Chapter 8 emphasizes the importance of human factors. The chapter details some common issues for library professionals, including pertinent contemporary issues such as equity, diversity and inclusion.
Chapter 9 deals with the key issue of leadership and management. The chapter further analyzes the position of management in academic and/or professional fields, especially within the East Asian library, and how this is influenced by East Asian culture.
3) Network of the Profession
Chapters 10-11 extend the research to important areas outside of the East Asian library.
Chapter 10 introduces the associations and foundations related to the field, which have huge influence on the East Asian library’s research projects and collections. This chapter also raises some critical issues that have prompted organizations to rethink their approaches.
Chapter 11 further extends observation to education and communication related to the East Asian library. These areas are not necessarily under the remit of specific organizations, but they can always benefit the East Asian library by making it operate smoothly and effectively. No matter whether it is formal or informal, education and communication should not be overlooked.
As a conclusion to the book, Chapter 12 deals with the uncertainty related to the East Asian library. The COVID-19 pandemic has changed the world greatly, and a number of East Asian libraries have fallen into financial or organizational instability. Since the beginning of the Russian invasion, uncertainty has increased. As a substantial danger lies in misinterpreting and misunderstanding East Asia, which itself could derail and even destroy the world, this research wishes to remind everyone, from world leaders to ordinary peace-loving people, of the extraordinary importance and high sensitivity of East Asia and East Asian studies, for which the East Asian library provides an authentic and authoritative research foundation.
Glocalism is a theoretical model summarized from research on the East Asian library, which is a compromise between Globalism and Deglobalism. Its emergence signals the turning point from Globalism to Deglobalism, but it could be an alternative to both. The Glocalism of the East Asian library empowers local development with a general global vision. As Deglobalism is raised on the world stage, the Glocalist model of the East Asian library shows flexibility and adjustability. Deglobalism is certainly on the opposite site of Globalism, but Glocalism might be able to work with both. However, this research does not intend to predict the future of the East Asian library, rather it is merely to emphasize the certainty of uncertainty. Uncertainty is a challenge, a crisis, and an opportunity, but it is mixed with disappointment and hope: to the world, to East Asia, to East Asian studies, and certainly to the East Asian library.

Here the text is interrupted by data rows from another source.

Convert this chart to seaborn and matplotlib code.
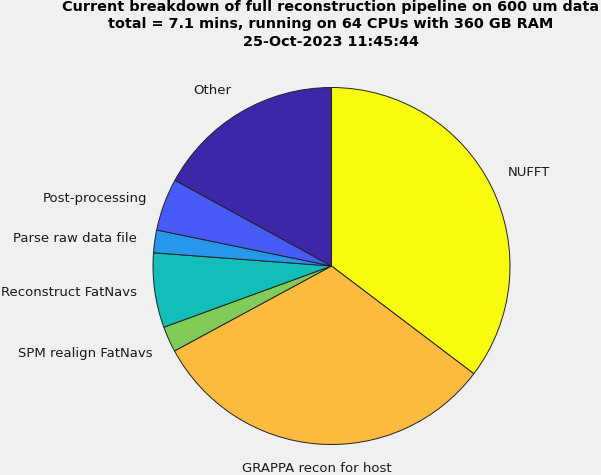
import matplotlib
matplotlib.use("Agg")
import matplotlib.pyplot as plt
import seaborn as sns

# Data (minutes per stage)
stages = ["NUFFT", "GRAPPA recon for host", "SPM realign FatNavs",
          "Reconstruct FatNavs", "Parse raw data file", "Post-processing", "Other"]
minutes = [2.51, 2.26, 0.165, 0.48, 0.146, 0.337, 1.21]
colors = ["#F9FB0E", "#FCBB3E", "#81CC59", "#12BEB9", "#2797EB", "#475BF9", "#3E26A8"]
title_lines = ["Current breakdown of full reconstruction pipeline on 600 um data",
               "total = 7.1 mins, running on 64 CPUs with 360 GB RAM",
               "25-Oct-2023 11:45:44"]
label_va = ["bottom", "top", "top", "center", "center", "center", "bottom"]

sns.set_style("white")
plt.rcParams["font.family"] = ["DejaVu Sans"]
bg = "#F0F0F0"

W, H = 601, 475
fig = plt.figure(figsize=(W / 100, H / 100), dpi=100, facecolor=bg)

cx, cy, r = 331.5, 266.0, 178.5
lim = 1.3
size = 2 * lim * r
ax = fig.add_axes([(cx - size / 2) / W, (H - cy - size / 2) / H, size / W, size / H])
ax.set_facecolor(bg)

palette = sns.color_palette(colors)
wedges, texts = ax.pie(minutes, labels=stages, colors=palette, startangle=90,
                       counterclock=False, labeldistance=1.1,
                       wedgeprops=dict(edgecolor="#222222", linewidth=0.7),
                       textprops=dict(fontsize=9.5, color="#1a1a1a"))
for t, va in zip(texts, label_va):
    t.set_va(va)
    x, _ = t.get_position()
    if abs(x) < 0.15:
        t.set_ha("center")
ax.set_xlim(-lim, lim)
ax.set_ylim(-lim, lim)
ax.set_aspect("equal")
ax.axis("off")

fig.text(331 / W, 1.0, "\n".join(title_lines), ha="center", va="top",
         fontsize=10.4, fontweight="bold", color="black", linespacing=1.3)

fig.savefig("out.png", dpi=100, facecolor=bg)
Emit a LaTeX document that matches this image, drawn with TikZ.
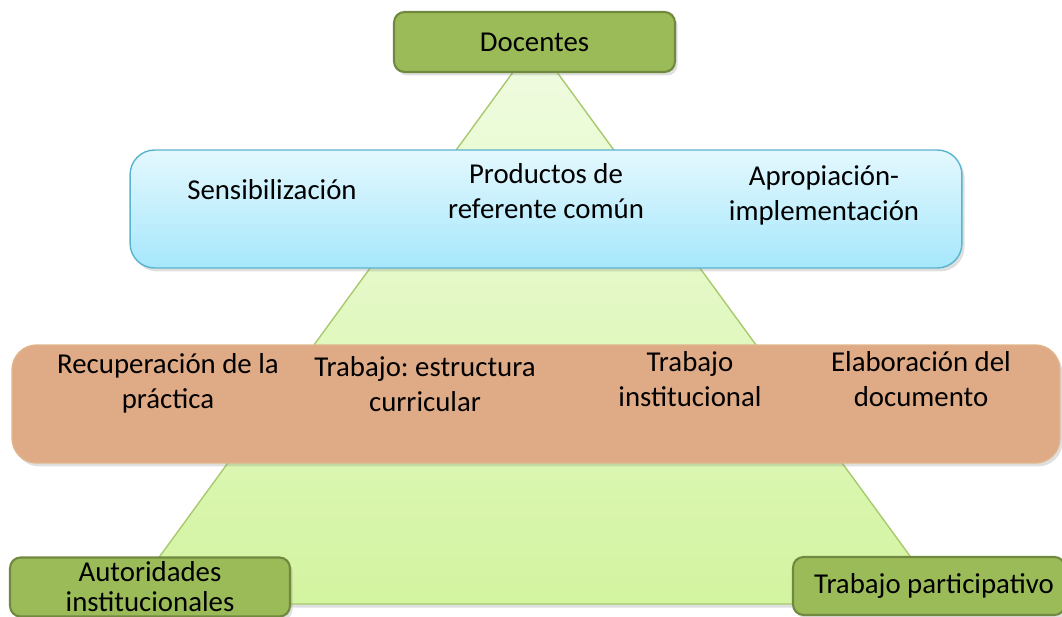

This research won the 2022 PRRLA Karl Lo Award selected by the Pacific Rim Research Libraries Alliance (PRRLA). PRRLA is an international organization of the academic libraries surrounding the Pacific, including the academic libraries in Australia, Canada, China, Hong Kong, Macau, Indonesia, Japan, Korea, Singapore, Taiwan, Thailand and the United States.
Hong Cheng received his PhD and MA in History and his MLIS in Library and Information Science from the University of California, Los Angeles (UCLA), in addition to an MA and BA in History from Fudan University, China. He has been the Chinese Studies Librarian at UCLA since 2005, having previously served as the Library Director of the Art Institute of California at Los Angeles. He is currently the President of the Council on East Asian Libraries in North America and the President of the Southern California Chapter of the Chinese American Librarians Association. With research interests in historical philosophy, modern and contemporary Chinese socio-economic and cultural history, and the theory of library science, he is the author and co-compiler of a number of academic monographs and research papers, including some award-winning and peer-reviewed publications.